#### GIVEN PROBLEM:
Exclude the pictures, then copy word for word the lines running from the beginning of the records through the line with "yticks = [300, 400, 500, 600, 700, 800, 900, 1000, 1100]".
--- DATASET ---
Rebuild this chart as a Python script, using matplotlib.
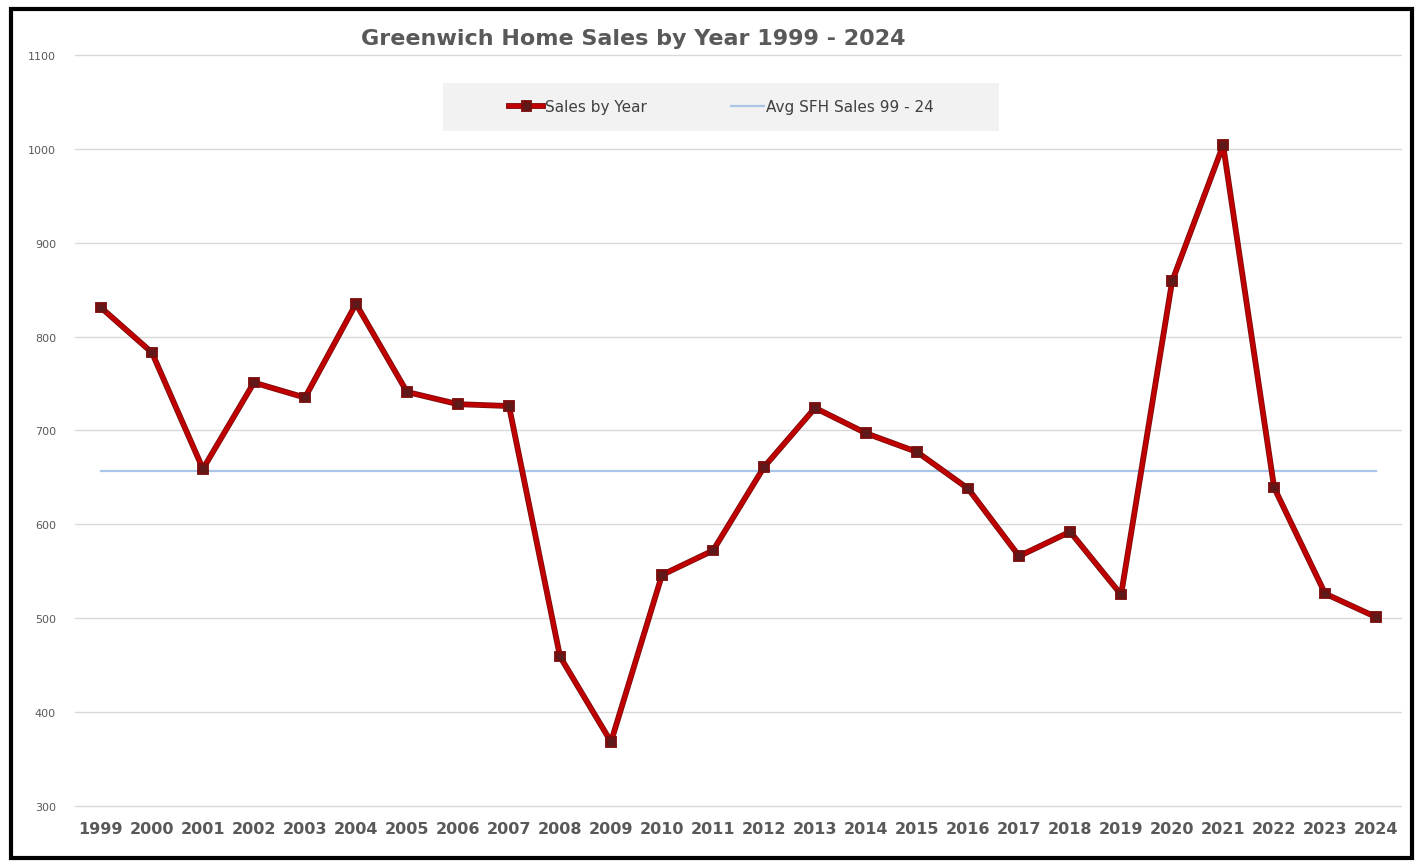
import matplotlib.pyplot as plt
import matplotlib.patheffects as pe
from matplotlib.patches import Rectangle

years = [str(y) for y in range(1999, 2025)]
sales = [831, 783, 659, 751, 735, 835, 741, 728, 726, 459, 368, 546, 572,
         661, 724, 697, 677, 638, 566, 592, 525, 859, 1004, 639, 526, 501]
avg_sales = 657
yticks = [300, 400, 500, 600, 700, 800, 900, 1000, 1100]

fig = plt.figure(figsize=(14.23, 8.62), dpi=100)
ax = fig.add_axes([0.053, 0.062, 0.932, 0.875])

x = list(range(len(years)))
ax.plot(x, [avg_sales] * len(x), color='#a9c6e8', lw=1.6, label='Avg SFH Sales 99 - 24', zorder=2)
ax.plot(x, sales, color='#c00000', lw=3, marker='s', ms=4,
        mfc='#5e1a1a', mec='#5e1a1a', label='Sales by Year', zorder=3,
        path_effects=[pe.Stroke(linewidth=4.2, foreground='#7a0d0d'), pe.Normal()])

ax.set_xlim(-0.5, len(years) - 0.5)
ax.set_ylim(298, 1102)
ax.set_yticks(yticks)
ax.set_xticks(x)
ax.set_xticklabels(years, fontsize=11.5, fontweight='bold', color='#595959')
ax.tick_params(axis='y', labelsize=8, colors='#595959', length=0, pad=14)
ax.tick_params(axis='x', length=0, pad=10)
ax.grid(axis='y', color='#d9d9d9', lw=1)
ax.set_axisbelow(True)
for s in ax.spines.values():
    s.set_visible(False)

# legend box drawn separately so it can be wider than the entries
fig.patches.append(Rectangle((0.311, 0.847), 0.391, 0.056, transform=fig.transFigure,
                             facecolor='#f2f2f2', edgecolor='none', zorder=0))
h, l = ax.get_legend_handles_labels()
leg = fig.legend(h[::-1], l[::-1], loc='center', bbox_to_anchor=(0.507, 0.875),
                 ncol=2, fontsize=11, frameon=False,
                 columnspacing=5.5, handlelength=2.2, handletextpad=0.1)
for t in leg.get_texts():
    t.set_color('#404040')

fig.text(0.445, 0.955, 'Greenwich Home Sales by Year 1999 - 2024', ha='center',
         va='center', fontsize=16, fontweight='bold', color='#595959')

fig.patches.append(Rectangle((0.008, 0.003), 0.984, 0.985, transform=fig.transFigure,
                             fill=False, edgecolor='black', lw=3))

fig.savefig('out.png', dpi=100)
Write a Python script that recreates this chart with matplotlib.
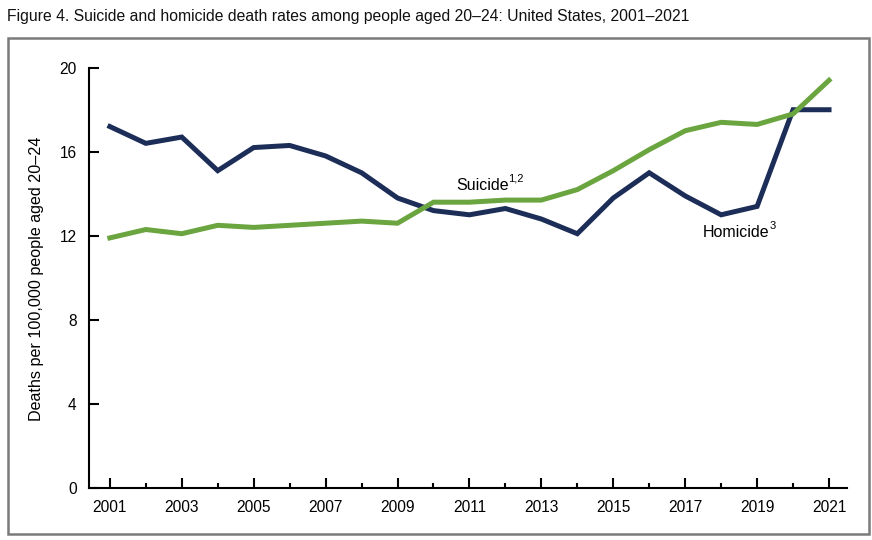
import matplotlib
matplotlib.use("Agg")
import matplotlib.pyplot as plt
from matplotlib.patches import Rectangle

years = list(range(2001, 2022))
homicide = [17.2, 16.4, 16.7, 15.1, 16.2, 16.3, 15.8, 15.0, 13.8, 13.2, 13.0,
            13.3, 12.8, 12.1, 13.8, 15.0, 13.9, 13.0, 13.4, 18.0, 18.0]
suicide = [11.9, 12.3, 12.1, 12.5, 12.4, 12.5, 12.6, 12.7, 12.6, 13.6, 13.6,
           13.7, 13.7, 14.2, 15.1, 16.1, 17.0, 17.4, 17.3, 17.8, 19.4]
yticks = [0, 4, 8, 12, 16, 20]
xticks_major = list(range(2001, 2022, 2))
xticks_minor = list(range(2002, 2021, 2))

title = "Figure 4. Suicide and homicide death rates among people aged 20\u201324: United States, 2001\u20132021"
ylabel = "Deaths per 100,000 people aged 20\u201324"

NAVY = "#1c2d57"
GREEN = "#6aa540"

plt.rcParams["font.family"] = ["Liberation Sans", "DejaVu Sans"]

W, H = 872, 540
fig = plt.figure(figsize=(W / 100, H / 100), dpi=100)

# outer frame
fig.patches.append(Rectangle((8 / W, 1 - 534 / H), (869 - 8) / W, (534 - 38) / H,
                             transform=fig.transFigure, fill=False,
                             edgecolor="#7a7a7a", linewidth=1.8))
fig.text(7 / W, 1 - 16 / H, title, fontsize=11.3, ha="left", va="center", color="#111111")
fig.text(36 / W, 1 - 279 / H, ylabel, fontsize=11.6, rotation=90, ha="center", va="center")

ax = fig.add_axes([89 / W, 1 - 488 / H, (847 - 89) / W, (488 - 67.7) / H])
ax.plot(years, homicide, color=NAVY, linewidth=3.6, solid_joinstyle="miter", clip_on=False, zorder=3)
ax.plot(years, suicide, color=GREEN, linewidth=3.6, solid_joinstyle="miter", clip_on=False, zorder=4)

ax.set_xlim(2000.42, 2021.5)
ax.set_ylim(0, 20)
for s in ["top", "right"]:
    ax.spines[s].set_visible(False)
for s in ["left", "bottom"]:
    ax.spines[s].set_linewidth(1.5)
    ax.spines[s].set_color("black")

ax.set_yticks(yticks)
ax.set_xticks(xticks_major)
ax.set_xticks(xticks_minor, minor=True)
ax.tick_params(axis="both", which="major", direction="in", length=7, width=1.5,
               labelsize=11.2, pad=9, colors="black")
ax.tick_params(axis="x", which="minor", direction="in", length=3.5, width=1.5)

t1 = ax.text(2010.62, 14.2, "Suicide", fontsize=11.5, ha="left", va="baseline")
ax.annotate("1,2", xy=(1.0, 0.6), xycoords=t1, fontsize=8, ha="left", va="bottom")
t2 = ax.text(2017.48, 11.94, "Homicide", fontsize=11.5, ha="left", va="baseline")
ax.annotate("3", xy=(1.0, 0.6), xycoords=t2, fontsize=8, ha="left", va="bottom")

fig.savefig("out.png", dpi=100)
---
#### TASK RESULT:
Rebuild this chart as a Python script, using matplotlib.
import matplotlib.pyplot as plt
import matplotlib.patheffects as pe
from matplotlib.patches import Rectangle

years = [str(y) for y in range(1999, 2025)]
sales = [831, 783, 659, 751, 735, 835, 741, 728, 726, 459, 368, 546, 572,
         661, 724, 697, 677, 638, 566, 592, 525, 859, 1004, 639, 526, 501]
avg_sales = 657
yticks = [300, 400, 500, 600, 700, 800, 900, 1000, 1100]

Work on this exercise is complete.